Pierre Castro Sandoval / Perú21
Si quieres saber de mi vida/ Vete a mirar al mar
Martín Adán
Esto sucedió ayer. Caminaba con mis alumnos por la Bajada Balta. Era de noche y lloviznaba. El camino de piedras húmedas brillaba como una anguila bajo la luz de los faroles. Estábamos siguiendo la ruta de un cuento de Vargas Llosa que sucede en Miraflores en los años 50. El cuento se llama Día domingo y trata de dos amigos que están enamorados de la misma chica. Miguel se le ha declarado esa mañana en el Parque de Miraflores pero Flora le ha dicho que lo tiene que pensar y lo deja tirando cintura bajo los ficus de la avenida Pardo. Miguel sabe que por la tarde su pata Rubén también le va a caer y que su hermana Martha les hará corralito, así que decide evitarlo a toda costa. “No permitiré que me haga esa perrada” se dice mientras enrumba hacia el bar donde sabe que encontrará a su mancha: Los Pajarracos.
Miguel llega y les invita a todos bistecs a la chorrillana y chelas con la condición de que Rubén se quede. Rubén sabe y Miguel sabe que Rubén sabe lo que trama, pero ninguno menciona a Flora. Se beben la cerveza y la furia en silencio. Hasta que en medio de la borrachera y el ardor de los celos, terminan insultándose y retándose a nadar hasta la reventazón, en pleno invierno y bien borrachos. No les voy a contar el desenlace del cuento para que lo busquen y lo lean. Solo les adelanto que es probablemente el mejor cuento del único libro de cuentos de nuestro Premio Nobel.
La vaina es que ayer iba yo con una veintena de mis alumnos, bajando rumbo al mar de Miraflores como si nosotros fuésemos la mancha de pajarracos friolentos y enfurecidos. Cada que avanzábamos un tramo parábamos y leíamos unos párrafos para ver si Miguel y Rubén no se estaban ahogando. Leímos bajo el hermoso arco del Puente Villena, leímos sobre los autos que a toda velocidad cruzaban la Costa Verde rumbo a Magdalena y terminamos el cuento sobre las piedras de la orilla, con la espuma salpicándonos los jeans y el olor del fitoplacton despejando de smog nuestras narices.
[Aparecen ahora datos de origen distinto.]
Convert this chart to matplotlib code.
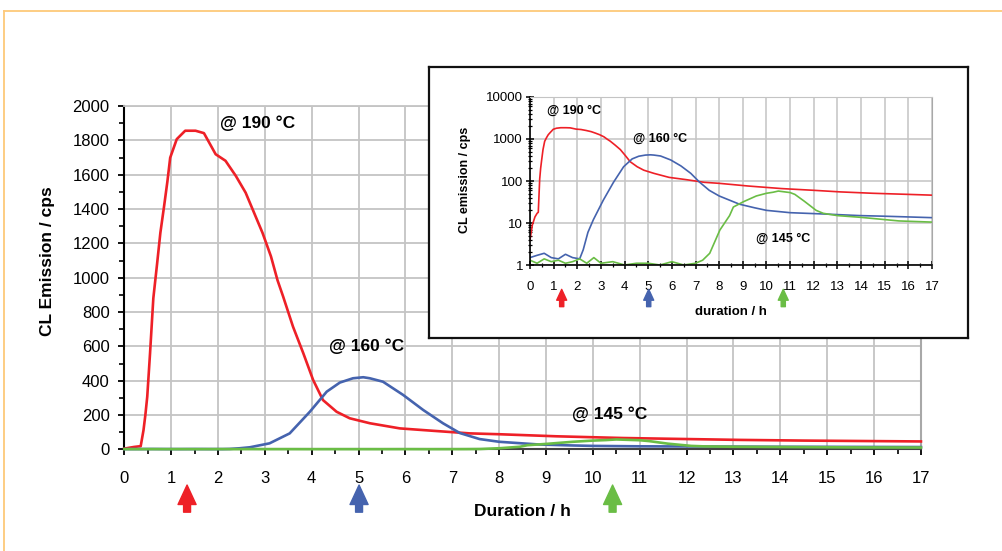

Al terminar el cuento miramos alrededor. La playa estaba desierta salvo por un solitario viejito que pescaba con su hilo de nylon y que nos pidió que dejáramos de tirar piedras al mar porque le estábamos espantando a los peces. Mis alumnos se pusieron a recoger muymuys y conchitas, otros se sentaron a fumar un pucho y varios estuvieron sacándose fotos. Yo me quedé callado junto a ellos, oyéndolos conversar de pastrulada y media.
Esa fue nuestra última clase.
Después volvimos a subir hasta el parque y antes de despedirnos, estuve resolviendo sus últimas dudas sobre el trabajo final que tienen que presentar la otra semana. Entonces, por las preguntas tan descabelladas que me hacían, me di cuenta, no solo de que casi ninguno había leído las instrucciones que yo les había mandado, sino de que se habían olvidado casi todo lo que les había enseñado en el curso. Me di cuenta de que si en ese momento les preguntaba cuál era el conflicto de Día domingo o qué tipo de narrador usaba Vargas Llosa en este relato, iba a resetearles el cerebro. Y ya me estaban entrando las ganas de agarrarlos a machetazos cuando pensé: bueno, pero al menos de esta noche no se olvidarán. Y los dejé ir.